Crawley's manager had worked out that everything we were doing was flowing through Lee, so he set a player to man-mark him. That's where a player - normally a hard-boiled defensive type - shadows a more creative one, follows him everywhere he goes, tries to stop him impacting the game.
I looked to the left and made eye contact with TJ, who was about fifteen yards away. "Do you mind?" I said.
He snarled and turned away, pumping his arm, trying to gee up his players.
"Rude," I said.
With a sigh, I shuffled Lee Contreras back five yards and the rest of the midfield forward as much as my powers would allow me. I kept Wibbers where he was and made him the playmaker.
Now when we got the ball, Crawley were primed to harass Lee, but we were bypassing his area of the pitch completely. With the extra space my tweaks provided, Wibbers ran amok. He was only 18 but he was powerful. First, he barged past two defenders and unleashed a thumping shot that the goalie batted away. Next Wibbers dribbled wide and pinged a gorgeous cross to Gabby that resulted in a top save. Then Wibbers crashed through a shoulder barge, hurdled a tackle, and when the goalie was expecting a thunderbolt, the talented little shit served up a delicate, spinning chip that sailed about a foot wide of the right-hand post.
Match rating 9 in five minutes of mayhem. Such raw talent was why I would never sell him. Not for less than fifty million.
Movement to my left caught my eye. TJ was bent over, screaming, having hurled a water bottle into the turf. The referee saw it, walked over, and showed him a yellow card. One more outburst like that and he would get sent off. I thought about going over there to be a catalyst for that particular process, but nah. He was a mate.
I watched as TJ undid his previous changes and went back to mere containment. It was all he could realistically do, given the players at his disposal. I gave TJ what I thought was a collegiate nod and thumbs up, but for some reason his temper flared. His assistant held him back until TJ threw his hands up to say he was calm. TJ dropped into the dugout and looked as sick as Sandra.
While pretending to give instructions verbally, I used my mental interface to restore Lee C to the playmaker role, and did what I could to make him pop on the data visualisations. To hammer home the point, when he did anything remotely cool, I turned to the subs behind me and pulled faces. "Wow! Did you see that?"
Lee finished with a match rating of 8 but it must have been a high 8. With that sudden explosion in his passing stats, he had probably blown up a few statistical models. Appeared on more than a few data analyst's radars. In his player profile was a section that detailed which clubs were interested in buying him. It was blank for now but with luck I would be able to get multiple clubs interested in his services and play them off against each other.

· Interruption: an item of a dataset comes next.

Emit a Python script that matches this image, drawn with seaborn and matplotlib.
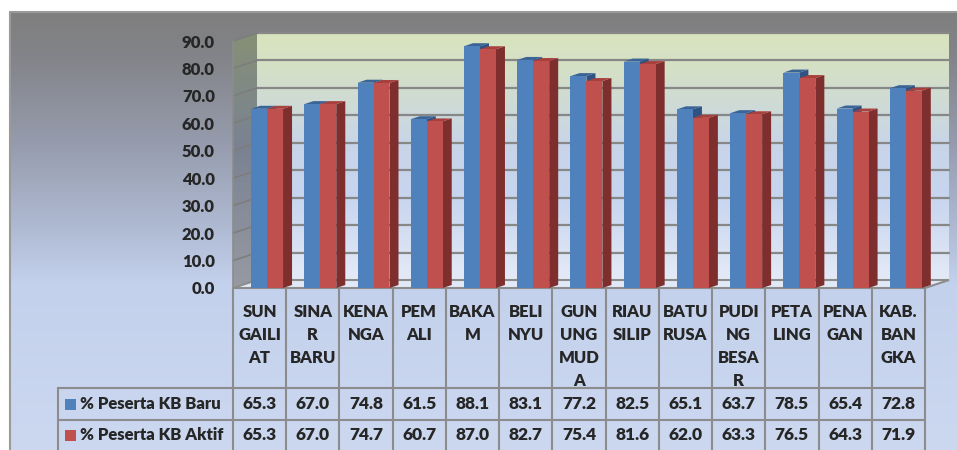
import numpy as np
import pandas as pd
import matplotlib
matplotlib.use('Agg')
import matplotlib.pyplot as plt
import seaborn as sns
from matplotlib.patches import Polygon, Rectangle

# data
kecamatan = ['SUNGAILIAT', 'SINAR BARU', 'KENANGA', 'PEMALI', 'BAKAM', 'BELINYU',
             'GUNUNG MUDA', 'RIAU SILIP', 'BATURUSA', 'PUDING BESAR', 'PETALING',
             'PENAGAN', 'KAB. BANGKA']
label_kolom = ['SUN\nGAILI\nAT', 'SINA\nR\nBARU', 'KENA\nNGA', 'PEM\nALI', 'BAKA\nM',
               'BELI\nNYU', 'GUN\nUNG\nMUD\nA', 'RIAU\nSILIP', 'BATU\nRUSA',
               'PUDI\nNG\nBESA\nR', 'PETA\nLING', 'PENA\nGAN', 'KAB.\nBAN\nGKA']
kb_baru = [65.3, 67.0, 74.8, 61.5, 88.1, 83.1, 77.2, 82.5, 65.1, 63.7, 78.5, 65.4, 72.8]
kb_aktif = [65.3, 67.0, 74.7, 60.7, 87.0, 82.7, 75.4, 81.6, 62.0, 63.3, 76.5, 64.3, 71.9]
seri = ['% Peserta KB Baru', '% Peserta KB Aktif']
y_ticks = [0, 10, 20, 30, 40, 50, 60, 70, 80, 90]

warna = ['#4f81bd', '#c0504d']
warna_atas = ['#3a6396', '#a8403d']
warna_sisi = ['#2f5283', '#7e2f2d']

sns.set_style('white')
plt.rcParams['font.family'] = ['Lato', 'DejaVu Sans']
TEBAL = 'heavy'

W, H = 957, 450
fig = plt.figure(figsize=(W / 100, H / 100), dpi=100)
bg = fig.add_axes([0, 0, 1, 1])
bg.set_autoscale_on(False)
bg.set_xlim(0, W)
bg.set_ylim(H, 0)
bg.axis('off')


def gradient(stops, x0, x1, y0, y1, clip=None, z=0):
    t = np.linspace(0, 1, 256)
    pos = [s[0] for s in stops]
    cols = np.stack([np.interp(t, pos, [s[1][c] for s in stops]) for c in range(3)], axis=-1) / 255
    im = bg.imshow(cols[:, None, :], extent=[x0, x1, y1, y0], aspect='auto',
                   interpolation='bilinear', zorder=z)
    if clip is not None:
        im.set_clip_path(Polygon(clip, transform=bg.transData))
    return im


# outer chart background
gradient([(0, (127, 127, 127)), (0.1, (131, 132, 137)), (0.3, (150, 156, 173)),
          (0.5, (176, 187, 212)), (0.62, (196, 209, 236)), (1, (204, 216, 240))],
         10, W, 12, H, z=0)
bg.plot([10, 10], [12, H], color='#9a9a9a', lw=1.5, zorder=1)
bg.plot([10, W], [12, 12], color='#9a9a9a', lw=1.5, zorder=1)

# plot area (front plane)
ax = fig.add_axes([233 / W, (H - 288) / H, 692 / W, 247 / H])
ax.patch.set_alpha(0)

df = pd.DataFrame({'Kecamatan': kecamatan * 2,
                   'Nilai': kb_baru + kb_aktif,
                   'Seri': [seri[0]] * len(kecamatan) + [seri[1]] * len(kecamatan)})
sns.barplot(data=df, x='Kecamatan', y='Nilai', hue='Seri', palette=warna, width=0.6,
            saturation=1, linewidth=0, legend=False, ax=ax)
ax.set_xlim(-0.64, 12.36)
ax.set_ylim(0, 90)
ax.set_yticks(y_ticks)
ax.set_yticklabels([f'{v:.1f}' for v in y_ticks], fontsize=12, fontweight=TEBAL)
ax.tick_params(axis='y', length=0, pad=13)
ax.set_xticks([])
ax.set_xlabel('')
ax.set_ylabel('')
for s in ax.spines.values():
    s.set_visible(False)


def to_px(x, y):
    d = ax.transData.transform((x, y))
    return d[0], H - d[1]


x_lo, x_hi = ax.get_xlim()
fl = to_px(x_lo, 0)
fr = to_px(x_hi, 0)
tl = to_px(x_lo, 90)
DX, DY = 24, 8

# back wall
gradient([(0, (216, 228, 190)), (0.15, (212, 224, 198)), (0.45, (200, 213, 232)),
          (0.65, (198, 212, 238)), (1, (228, 234, 247))],
         fl[0] + DX, fr[0] + DX, tl[1] - DY, fl[1] - DY, z=1)
# side wall
side = [fl, tl, (tl[0] + DX, tl[1] - DY), (fl[0] + DX, fl[1] - DY)]
gradient([(0, (134, 144, 118)), (0.45, (122, 130, 146)), (1, (150, 154, 162))],
         fl[0], fl[0] + DX, tl[1] - DY, fl[1], clip=side, z=1)
# floor
floor = [fl, fr, (fr[0] + DX, fr[1] - DY), (fl[0] + DX, fl[1] - DY)]
bg.add_patch(Polygon(floor, closed=True, facecolor='#e1e8f6', edgecolor='#8c8c8c',
                     lw=1.5, zorder=2))

# gridlines on back wall and side wall
for v in y_ticks[1:]:
    yf = to_px(x_lo, v)[1]
    bg.plot([fl[0] + DX, fr[0] + DX], [yf - DY, yf - DY], color='#878787', lw=1.6, zorder=2)
    bg.plot([fl[0], fl[0] + DX], [yf, yf - DY], color='#7d7d7d', lw=1.2, zorder=2)
bg.plot([fl[0], tl[0]], [fl[1], tl[1]], color='#8c8c8c', lw=1.2, zorder=2)

# 3D sides and tops of the bars
sx = to_px(1, 0)[0] - to_px(0, 0)[0]
sy = to_px(0, 0)[1] - to_px(0, 1)[1]
bdx, bdy = 9 / sx, 3 / sy
n = len(kecamatan)
for i, p in enumerate(ax.patches):
    k = 0 if i < n else 1
    x0, w, h = p.get_x(), p.get_width(), p.get_height()
    p.set_zorder(3)
    ax.add_patch(Polygon([(x0 + w, 0), (x0 + w, h), (x0 + w + bdx, h + bdy), (x0 + w + bdx, bdy)],
                         closed=True, facecolor=warna_sisi[k], lw=0, zorder=2.5, clip_on=False))
    ax.add_patch(Polygon([(x0, h), (x0 + w, h), (x0 + w + bdx, h + bdy), (x0 + bdx, h + bdy)],
                         closed=True, facecolor=warna_atas[k], lw=0, zorder=2.5, clip_on=False))

# data table
garis = '#8c8c8c'
xs = [to_px(x_lo + j, 0)[0] for j in range(n + 1)]
y_head, y_r1, y_r2, y_end = fl[1] + 1, 388, 420, 452
for xk in xs:
    bg.plot([xk, xk], [y_head, y_end], color=garis, lw=1.5, zorder=2)
bg.plot([58, 58], [y_r1, y_end], color=garis, lw=1.5, zorder=2)
for yk in [y_r1, y_r2]:
    bg.plot([58, xs[-1]], [yk, yk], color=garis, lw=1.5, zorder=2)

for j in range(n):
    xc = (xs[j] + xs[j + 1]) / 2
    bg.text(xc, 304, label_kolom[j], ha='center', va='top', fontsize=12,
            fontweight=TEBAL, linespacing=1.54, zorder=3)
    bg.text(xc, (y_r1 + y_r2) / 2, f'{kb_baru[j]:.1f}', ha='center', va='center',
            fontsize=12.5, fontweight=TEBAL, zorder=3)
    bg.text(xc, (y_r2 + y_end) / 2 - 1, f'{kb_aktif[j]:.1f}', ha='center', va='center',
            fontsize=12.5, fontweight=TEBAL, zorder=3)

for k, yk in enumerate([(y_r1 + y_r2) / 2, (y_r2 + y_end) / 2 - 1]):
    bg.add_patch(Rectangle((65, yk - 5.5), 11, 11, facecolor=warna[k], lw=0, zorder=3))
    bg.text(80, yk, seri[k], ha='left', va='center', fontsize=12, fontweight=TEBAL, zorder=3)

fig.savefig('out.png', dpi=100)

The final whistle rang out. Two-nil, a dominant and very professional performance, another small step on our epic journey from the bottom of English football to the top. I gave Lee Contreras a big hug and told him if he kept playing like that his next contract would be even better than mine, which was perfectly plausible. He smiled and said he'd felt great out there. "I haven't been on the ball that much since school! That was fun."
"Top man," I said. "Keep up the good work." I went to Sandra, but not too close. "Did you work it out?"
"Something with Lee," she said, turning over the pages in a notebook. "Making him a pivot or something. I didn't really get it. It was all very tidy but there was no goal threat from it except for when you unleashed Wibbers."
"Tell the media Lee was Player of the Match. He was the glue that bound us, the star that guided us. Get as poetic as you want."
"Oh," she said, because she understood the implication. She looked out onto the pitch, where Lee was hugging a Crawley player who had once been a teammate. "I like Lee. I don't want to see him go."
"No," I agreed. "But I do want to see him need a shovel to collect his wages. Uh, that's terrible. I want to see him sleep on a bed of cash. No, that's creepy."
"He's more of a Bitcoin bro."
"Who? Lee? I didn't know that." Sandra's role as day-to-day coach of the players meant she spent more time with them than I did. I cultivated a healthy distance from my employees, especially when they were infectious. "Oh, but that's perfect! Crawley Town are owned by Bitcoin bros. That's called synergy."
"You can't sell Lee to Crawley, Max. They've only got one good player."
I smiled. "But then they'll have two. That's called squad building and it's great fun. I think I'll go and do some right now."
"In your crevice?"
"In the Manager's Room, yes. Pop by after you do the media, will you?"